Presumptive illegality: Based on the increases in market share in the relevant markets, and concentration in those markets post-merger (as measured by the Herfindahl-Hirschman Index, or "HHI"), the FTC found that the merger to be "presumptively illegal." The court found that the FTC "was correct to presume the merger substantially anticompetitive" based on HHI data. In doing so, it considered but rejected ProMedica's argument that measuring market concentration to apply a presumption of illegality only applies in "coordinated-effects" cases, and not when a merger is challenged based on a "unilateral effects" theory. ("Unilateral effects theory . . . holds that '[t]he elimination of competition between two firms that results from their merger may alone constitute a substantial lessening of competition.'") The court stated that, even without conducting the kind of substitutability analysis associated with a unilateral effects approach, "the record in the case shows a strong correlation between ProMedica's prices, "i.e., its ability to impose unilateral increases," and its market share. In this regard, the evidence showed that in this market, "the higher a provider's market share, the higher its prices," and "that fact is not explained by the quality of ProMedica's services or its underlying costs," but instead by ProMedica's "bargaining power." 
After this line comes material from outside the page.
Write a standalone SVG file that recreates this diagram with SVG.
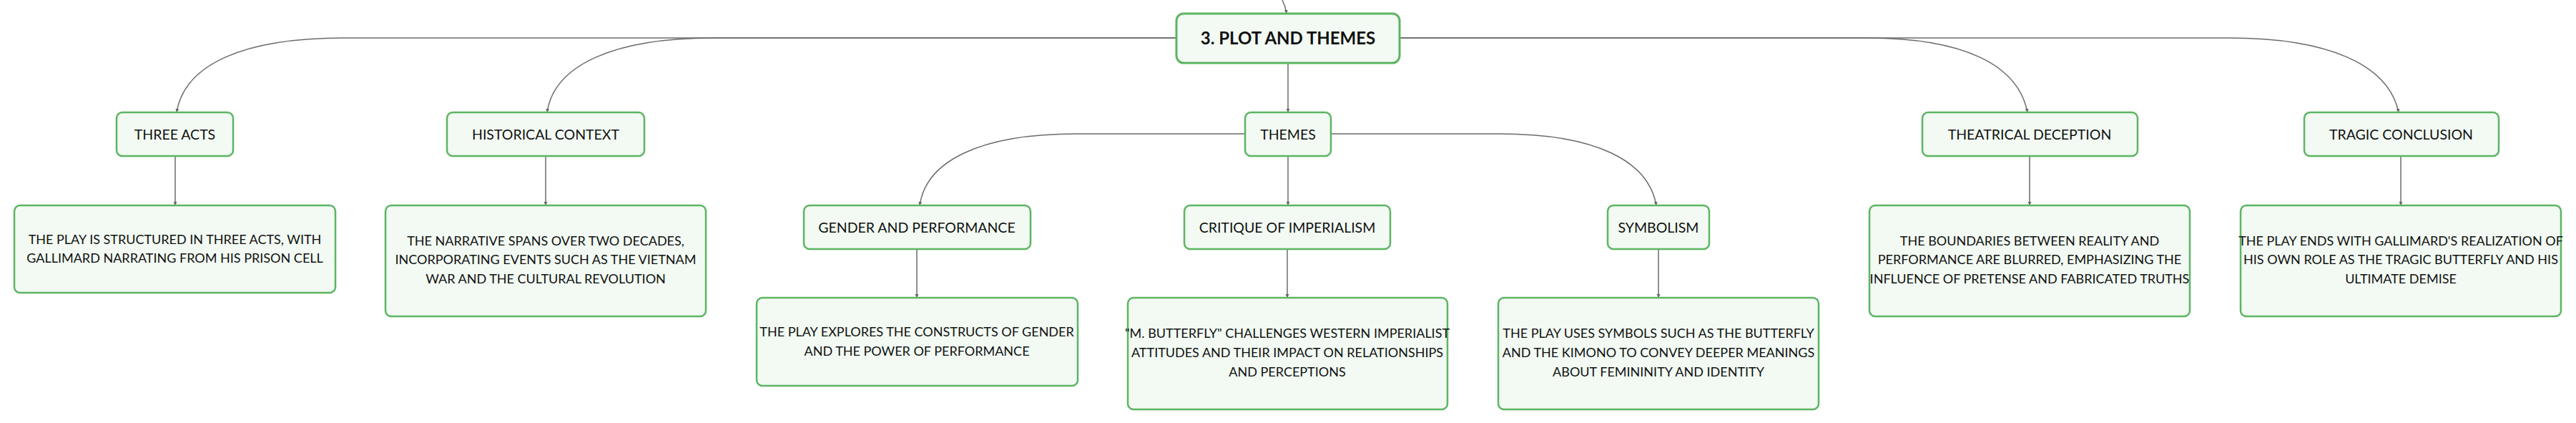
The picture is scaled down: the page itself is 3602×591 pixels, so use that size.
<svg xmlns="http://www.w3.org/2000/svg" width="3602" height="591" viewBox="0 0 3602 591">
<defs>
<marker id="arr" markerWidth="6" markerHeight="6" refX="5" refY="3" orient="auto" markerUnits="userSpaceOnUse">
<path d="M0,0.5 L5,3 L0,5.5 Z" fill="#666"/>
</marker>
<style>
.box{fill:#f2faf3;stroke:#5cb562;stroke-width:2.5}
.root{fill:#f2faf3;stroke:#5cb562;stroke-width:3}
.c{fill:none;stroke:#6b6b6b;stroke-width:1.5;marker-end:url(#arr)}
text{font-family:Lato,"Noto Sans","Liberation Sans",sans-serif;fill:#111;text-anchor:middle}
.t0{font-size:24px;font-weight:bold}
.t1{font-size:19.5px}
.t2{font-size:18px}
</style>
</defs>
<rect width="3602" height="591" fill="#ffffff"/>
<g id="connectors">
<path class="c" d="M1793,0 C1796,6 1798,12 1799,19"/>
<path class="c" d="M1645,53 L481,53 C340,53 258,90 247,157"/>
<path class="c" d="M1645,53 L998,53 C860,53 775,90 765,157"/>
<path class="c" d="M1957,53 L2610,53 C2745,53 2822,90 2835,157"/>
<path class="c" d="M1957,53 L3117,53 C3255,53 3340,90 3354,157"/>
<path class="c" d="M1801,88 L1801,157"/>
<path class="c" d="M1741,187 L1505,187 C1370,187 1295,225 1286,287"/>
<path class="c" d="M1801,218 L1801,287"/>
<path class="c" d="M1861,187 L2097,187 C2232,187 2305,225 2316,287"/>
<path class="c" d="M245,218 L245,287"/>
<path class="c" d="M763,218 L763,287"/>
<path class="c" d="M1282,348 L1282,416"/>
<path class="c" d="M1800,348 L1800,416"/>
<path class="c" d="M2319,348 L2319,416"/>
<path class="c" d="M2838,218 L2838,287"/>
<path class="c" d="M3357,218 L3357,287"/>
</g>
<g id="root">
<rect class="root" x="1645" y="19" width="312" height="69" rx="10"/>
<text class="t0" x="1801" y="62">3. PLOT AND THEMES</text>
</g>
<g id="three-acts">
<rect class="box" x="163" y="157" width="163" height="61" rx="8"/>
<text class="t1" x="244.5" y="194.5">THREE ACTS</text>
</g>
<g id="historical-context">
<rect class="box" x="625" y="157" width="276" height="61" rx="8"/>
<text class="t1" x="763" y="194.5">HISTORICAL CONTEXT</text>
</g>
<g id="themes">
<rect class="box" x="1741" y="157" width="120" height="61" rx="8"/>
<text class="t1" x="1801" y="194.5">THEMES</text>
</g>
<g id="theatrical-deception">
<rect class="box" x="2688" y="157" width="301" height="61" rx="8"/>
<text class="t1" x="2838" y="194.5">THEATRICAL DECEPTION</text>
</g>
<g id="tragic-conclusion">
<rect class="box" x="3222" y="157" width="272" height="61" rx="8"/>
<text class="t1" x="3357.5" y="194.5">TRAGIC CONCLUSION</text>
</g>
<g id="gender-performance">
<rect class="box" x="1124" y="287" width="317" height="61" rx="8"/>
<text class="t1" x="1282" y="324.5">GENDER AND PERFORMANCE</text>
</g>
<g id="critique-imperialism">
<rect class="box" x="1656" y="287" width="288" height="61" rx="8"/>
<text class="t1" x="1800" y="324.5">CRITIQUE OF IMPERIALISM</text>
</g>
<g id="symbolism">
<rect class="box" x="2248" y="287" width="142" height="61" rx="8"/>
<text class="t1" x="2319" y="324.5">SYMBOLISM</text>
</g>
<g id="three-acts-detail">
<rect class="box" x="20" y="287" width="449" height="122" rx="8"/>
<text class="t2" x="244.5" y="340.5">THE PLAY IS STRUCTURED IN THREE ACTS, WITH</text>
<text class="t2" x="244.5" y="367">GALLIMARD NARRATING FROM HIS PRISON CELL</text>
</g>
<g id="historical-context-detail">
<rect class="box" x="539" y="287" width="448" height="155" rx="8"/>
<text class="t2" x="763" y="342.5">THE NARRATIVE SPANS OVER TWO DECADES,</text>
<text class="t2" x="763" y="369">INCORPORATING EVENTS SUCH AS THE VIETNAM</text>
<text class="t2" x="763" y="395.5">WAR AND THE CULTURAL REVOLUTION</text>
</g>
<g id="gender-performance-detail">
<rect class="box" x="1058" y="416" width="449" height="123" rx="8"/>
<text class="t2" x="1282" y="470">THE PLAY EXPLORES THE CONSTRUCTS OF GENDER</text>
<text class="t2" x="1282" y="497">AND THE POWER OF PERFORMANCE</text>
</g>
<g id="critique-imperialism-detail">
<rect class="box" x="1577" y="416" width="447" height="156" rx="8"/>
<text class="t2" x="1800" y="472">"M. BUTTERFLY" CHALLENGES WESTERN IMPERIALIST</text>
<text class="t2" x="1800" y="499">ATTITUDES AND THEIR IMPACT ON RELATIONSHIPS</text>
<text class="t2" x="1800" y="526">AND PERCEPTIONS</text>
</g>
<g id="symbolism-detail">
<rect class="box" x="2095" y="416" width="448" height="156" rx="8"/>
<text class="t2" x="2319" y="472">THE PLAY USES SYMBOLS SUCH AS THE BUTTERFLY</text>
<text class="t2" x="2319" y="499">AND THE KIMONO TO CONVEY DEEPER MEANINGS</text>
<text class="t2" x="2319" y="526">ABOUT FEMININITY AND IDENTITY</text>
</g>
<g id="theatrical-deception-detail">
<rect class="box" x="2614" y="287" width="448" height="155" rx="8"/>
<text class="t2" x="2838" y="342.5">THE BOUNDARIES BETWEEN REALITY AND</text>
<text class="t2" x="2838" y="369">PERFORMANCE ARE BLURRED, EMPHASIZING THE</text>
<text class="t2" x="2838" y="395.5">INFLUENCE OF PRETENSE AND FABRICATED TRUTHS</text>
</g>
<g id="tragic-conclusion-detail">
<rect class="box" x="3133" y="287" width="448" height="155" rx="8"/>
<text class="t2" x="3357" y="342.5">THE PLAY ENDS WITH GALLIMARD'S REALIZATION OF</text>
<text class="t2" x="3357" y="369">HIS OWN ROLE AS THE TRAGIC BUTTERFLY AND HIS</text>
<text class="t2" x="3357" y="395.5">ULTIMATE DEMISE</text>
</g>
</svg>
The court found that the FTC "had every reason to conclude that, as ProMedica's dominance in the relevant markets increases, so does the need for MCOs to include ProMedica in their networks—and thus so too does ProMedica's leverage in demanding higher rates." Moreover, "[e]ven in unilateral effects cases, at some point the Commission is entitled to take seriously the alarm sounded by a merger's HHI data," which in this case involved ProMedica's dominant markets shares in the relevant markets" and a "merger that would drive those numbers even higher... making it extremely likely, as a matter of simple mathematics, that a 'significant fraction' of St. Luke's patients viewed ProMedica as a close substitute for services in the relevant markets." Prior to the proposed merger, ProMedica's prices were on average 32 percent higher than Mercy's, 51 percent higher than UTMC's and 74 percent higher than St. Luke's.

The court referred to other evidence relied upon by the FTC that "buttresses" the presumption. Managed care organizations have historically found it necessary to include either ProMedica or St. Luke's in their networks since those hospital systems are dominant in southwest Lucas County, where St. Luke's is located, and where the two were direct competitors before the merger. St. Luke's viewed ProMedica as its "most significant competitor," while ProMedica viewed St. Luke as a "[s]trong competitor"; ProMedica offered to discount its rates by 2.5 percent for MCOs that excluded St. Luke's from their networks. ProMedica's rates before the merger were among the highest in the state, while St. Luke's rates did not even cover its cost of patient care (even though St. Luke's quality ratings on the whole were better than ProMedica's).

Rebutting the presumption: When it came to the issue of whether ProMedica rebutted the presumption that the merger is substantially anticompetitive, the court made much of the fact that ProMedica did not attempt to argue that "this merger would benefit consumers . . . in any way." The court found that the St. Luke's financial difficulties before the merger (in connection with its "weakened competitor" defense) provided no basis to reject the FTC's findings about the merger's anticompetitive effects—in light of its increasing market share before the merger and cash reserves sufficient to pay all of its obligations and meet its capital needs. The court colorfully referred to the "weakened competitor" defense as ProMedica's "Hail Mary pass."